Your Excellency, Moulana Ra’jaa Eisa Abdel Massih -Member of the Transitional Sovereign Council

Your Excellency, Attorney General of the Republic of Sudan, Moulana. Taj Elir AL Hibir

Ladies and gentlemen

I thank you for inviting me to join you at this important event.

It is clear that corruption is a challenge that not one segment of society can solve alone.  We have to do it together.   This year’s theme for International Anti-Corruption Day 2019 is – “United Against Corruption - Take action - Lead the change - Be the change” is a timely one. It emphasizes the fact that just gaining information about corruption is not enough, but we should take actions and raise awareness against corruption among people. It also says that if we act against corruption then change can be realized. Governments and civil society organizations, the private sector and the media, the general public including the youth, play a pivotal role in combating corruption and as such should take a stand to break the corrupt chain.

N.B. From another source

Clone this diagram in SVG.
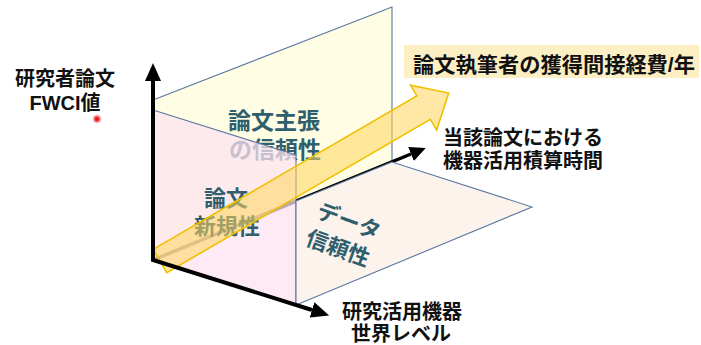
<svg xmlns="http://www.w3.org/2000/svg" width="701" height="345" viewBox="0 0 701 345">
<style>
.pl{stroke:#5A78A0;stroke-width:1.1}
.tl{font-family:"Liberation Sans","Noto Sans CJK JP",sans-serif;font-weight:bold;fill:#2F5E6C;text-anchor:middle}
.lb{font-family:"Liberation Sans","Noto Sans CJK JP",sans-serif;font-weight:bold;fill:#111;text-anchor:middle}
.ax{fill:none;stroke:#000;stroke-width:4;stroke-linejoin:miter}
</style>
<defs>
<marker id="ah" markerUnits="userSpaceOnUse" markerWidth="18" markerHeight="16" refX="0" refY="8" orient="auto-start-reverse" viewBox="0 0 18 16">
<path d="M0,0 L18,8 L0,16 z" fill="#000"/>
</marker>
<marker id="ah2" markerUnits="userSpaceOnUse" markerWidth="16" markerHeight="15" refX="0" refY="7.5" orient="auto" viewBox="0 0 16 15">
<path d="M0,0 L16,7.5 L0,15 z" fill="#000"/>
</marker>
<radialGradient id="dot">
<stop offset="0" stop-color="#E8001A"/>
<stop offset="0.4" stop-color="#F2303A"/>
<stop offset="1" stop-color="#FF8080" stop-opacity="0"/>
</radialGradient>
</defs>

<g id="plane-yellow">
<polygon class="pl" points="153,100 392,7 392,162 153,260" fill="#FFFDE4"/>
<text class="tl" x="274" y="129" font-size="23">論文主張</text>
<text class="tl" x="275" y="158" font-size="23">の信頼性</text>
</g>

<g id="connectors">
<line x1="153" y1="260" x2="411" y2="154" stroke="#000" stroke-width="3.5" marker-end="url(#ah2)"/>
</g>

<g id="plane-pink">
<polygon class="pl" points="153,110 296,155 296,305 153,260" fill="#FCE3F0" fill-opacity="0.74"/>
<text class="tl" x="226" y="206" font-size="22">論文</text>
<text class="tl" x="227" y="234" font-size="22">新規性</text>
</g>

<g id="plane-floor">
<polygon class="pl" points="296,305 532,207 392,162 296,201" fill="#FBF3EC"/>
<text class="tl" x="349" y="229" font-size="22" transform="rotate(20 349 221)">データ</text>
<text class="tl" x="338" y="256" font-size="22" transform="rotate(20 338 248)">信頼性</text>
</g>

<g id="arrow-big">
<polygon transform="translate(160,261) rotate(-30.2)" points="0,-13.5 305,-13.5 305,-26 334,0 305,26 305,13.5 0,13.5" fill="#FFD55C" fill-opacity="0.55" stroke="#F0C000" stroke-width="1.6" stroke-linejoin="miter"/>
</g>

<g id="axes">
<path class="ax" d="M153,81 L153,260 L312,310" marker-start="url(#ah)" marker-end="url(#ah)"/>
</g>

<g id="label-y">
<text class="lb" x="65" y="86" font-size="20">研究者論文</text>
<text class="lb" x="65" y="110" font-size="20">FWCI値</text>
<circle cx="97" cy="119" r="5" fill="url(#dot)"/>
</g>

<g id="label-arrow">
<rect x="404" y="45" width="295" height="33" fill="#FCEFC4"/>
<text class="lb" x="413" y="72" font-size="21" textLength="282" lengthAdjust="spacingAndGlyphs" style="text-anchor:start">論文執筆者の獲得間接経費/年</text>
</g>

<g id="label-depth">
<text class="lb" x="523" y="145" font-size="20">当該論文における</text>
<text class="lb" x="523" y="168" font-size="20">機器活用積算時間</text>
</g>

<g id="label-x">
<text class="lb" x="402" y="319" font-size="20">研究活用機器</text>
<text class="lb" x="401" y="341" font-size="20">世界レベル</text>
</g>
</svg>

Corruption has been a pivotal issue in Sudan. The detrimental and draining effects of corruption were felt by the Sudanese masses and from what we know contributed greatly to the grievances that brought out large numbers of people into the streets, during the protest movement that culminated in the establishment of the transitional institutions of a New Sudan earlier this year.

Corruption implies discrimination, injustice and disrespect for human dignity.  It discriminates in the delivery of public services and thus violates the rights of people and the poor in particular. It is one of the main obstacles to achieving pro-poor development; it disproportionately affects the poor, women and minorities, as it reduces their access to justice and employment. It also undermines democracy and the rule of law by corroding democratic institutions and destroying public trust. We note that corruption corroded the ability of State institutions to deliver basic services in Sudan. Conscious of the need to act against corruption in a collective and more efficient manner, the UN aims to bring more focus on transparency and accountability issues in the Post-2015 development agenda.

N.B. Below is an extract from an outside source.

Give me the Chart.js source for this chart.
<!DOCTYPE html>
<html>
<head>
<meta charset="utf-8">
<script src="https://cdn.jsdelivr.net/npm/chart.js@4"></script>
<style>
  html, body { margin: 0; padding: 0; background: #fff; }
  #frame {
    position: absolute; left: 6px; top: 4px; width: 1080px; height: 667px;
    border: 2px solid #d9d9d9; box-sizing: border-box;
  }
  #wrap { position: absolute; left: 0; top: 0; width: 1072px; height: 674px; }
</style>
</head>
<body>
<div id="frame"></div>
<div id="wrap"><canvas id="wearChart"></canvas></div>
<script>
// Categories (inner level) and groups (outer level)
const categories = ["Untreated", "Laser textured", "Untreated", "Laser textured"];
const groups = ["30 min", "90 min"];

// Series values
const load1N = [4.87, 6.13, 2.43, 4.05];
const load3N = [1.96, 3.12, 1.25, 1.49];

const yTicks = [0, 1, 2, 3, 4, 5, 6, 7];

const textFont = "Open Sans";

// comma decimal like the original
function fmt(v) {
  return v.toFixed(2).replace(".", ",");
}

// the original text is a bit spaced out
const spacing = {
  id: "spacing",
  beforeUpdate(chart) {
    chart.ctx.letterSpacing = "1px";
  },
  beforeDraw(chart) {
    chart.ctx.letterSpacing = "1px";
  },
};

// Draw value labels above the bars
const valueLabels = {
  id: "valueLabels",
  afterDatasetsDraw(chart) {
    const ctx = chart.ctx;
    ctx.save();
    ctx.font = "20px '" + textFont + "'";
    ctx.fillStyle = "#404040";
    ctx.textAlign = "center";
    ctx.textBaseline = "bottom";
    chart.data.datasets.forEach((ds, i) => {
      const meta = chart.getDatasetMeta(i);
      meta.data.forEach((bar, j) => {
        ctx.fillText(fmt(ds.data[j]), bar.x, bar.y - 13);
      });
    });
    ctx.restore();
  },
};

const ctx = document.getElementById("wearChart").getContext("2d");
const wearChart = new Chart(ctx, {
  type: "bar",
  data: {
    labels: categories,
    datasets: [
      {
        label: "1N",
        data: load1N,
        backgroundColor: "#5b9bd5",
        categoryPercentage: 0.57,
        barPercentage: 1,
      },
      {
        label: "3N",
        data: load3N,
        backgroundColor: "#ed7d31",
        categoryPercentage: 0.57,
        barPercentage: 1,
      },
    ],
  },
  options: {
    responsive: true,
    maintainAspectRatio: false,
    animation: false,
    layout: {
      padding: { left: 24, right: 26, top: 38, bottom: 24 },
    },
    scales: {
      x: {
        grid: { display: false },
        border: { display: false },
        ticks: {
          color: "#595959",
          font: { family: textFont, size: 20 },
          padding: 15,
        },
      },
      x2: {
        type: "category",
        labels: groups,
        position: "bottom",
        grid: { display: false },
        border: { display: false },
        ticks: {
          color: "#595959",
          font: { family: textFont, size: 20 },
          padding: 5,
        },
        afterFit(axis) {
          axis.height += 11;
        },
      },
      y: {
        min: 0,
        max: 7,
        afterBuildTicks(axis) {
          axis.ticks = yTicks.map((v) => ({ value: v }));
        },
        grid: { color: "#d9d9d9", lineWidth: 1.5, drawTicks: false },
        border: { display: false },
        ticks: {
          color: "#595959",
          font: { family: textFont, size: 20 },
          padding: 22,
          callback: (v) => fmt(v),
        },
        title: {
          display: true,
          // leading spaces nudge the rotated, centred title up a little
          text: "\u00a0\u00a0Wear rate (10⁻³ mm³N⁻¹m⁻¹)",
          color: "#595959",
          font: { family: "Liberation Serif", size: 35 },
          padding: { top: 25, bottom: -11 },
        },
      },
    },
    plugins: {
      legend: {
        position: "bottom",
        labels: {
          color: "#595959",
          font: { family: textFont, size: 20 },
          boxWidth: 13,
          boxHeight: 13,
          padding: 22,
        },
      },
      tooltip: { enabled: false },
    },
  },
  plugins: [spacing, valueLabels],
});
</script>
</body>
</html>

The combination of a non-responsive and non-accountable public sector with crony capitalism within the private sector, distorted the roles of the State and the market and produced low quality growth in Sudan. Malfunctioning state institutions and weak governance acted as a barrier to achieving the Sustainable Development Goals. 

The above largely explains Sudan’s low rankings on both the corruption perception and ease of doing business indices, ranking respectively at 172 out of 180 countries in 2018 and 171 out of 190 countries in 2019.

The International community is fully cognizant of the destructive impacts of corruption, particularly as it concerns the efforts of developing countries, like Sudan to achieve sustainable human development. The UN Convention Against Corruption (UNCAC), is the world’s only global legally binding instrument against corruption.  In 2009, States Parties to the UNCAC agreed to establish a mechanism to review and support the Convention’s implementation. On that occasion, the UN Secretary General stated: “From now on, states will be judged by the actions they take to fight corruption, not just the promises they make.”

Sudan can effectively make use of this convention to push for restitution of public assets which were siphoned off to private accounts and have ended up in off-shore havens, by asking other countries signatory to this instrument to help in this effort. The Panama papers that were released couple of years back clearly demonstrate the role of tax havens in allowing corrupt politicians and businesses, the World over, to hide their ill-gotten wealth away from the reach of national authorities.

The attainment of the goals of the Sudanese revolution for peace, freedom dignity and social justice is contingent upon control of corruption and promotion of good governance, notably the establishment of a rule-based system.

The UN in Sudan is following with great interest, the efforts of the transitional government to establish a new social contract of mutual accountability with citizens. Such a social contract provides fertile ground for the implementation of meaningful mechanisms of accountability of both the public and private sectors.

The anti-corruption Commission, which is being established has a clear role in promoting public accountability over use of national resources. We look forward to supporting the work of this commission through providing access to best practices in the area, drawing upon our global knowledge base.

UNDP is also planning to revive its collaboration with the National Audit Chamber and civil society organizations active in combating corruption to advance principles of transparency and accountability.

As the New Sudan proceeds to embark upon the path of inclusive and sustainable development, it is important that the ability of public institutions to guide the development process, without being compromised by corruption, be built up. In this area, we can share the experiences of countries that have managed to guide the process of socio-economic development, without falling prey to corruption.

The Sudanese authorities can build on the revolutionary spirit that is manifested through the steadfast support offered the transitional authorities to lay the groundwork for mainstreaming accountability mechanisms in all State institutions.

Let me conclude by reaffirming our eagerness to expand our partnership with Sudanese authorities and civil society actors in fostering a culture of transparency, accountability and rule of law.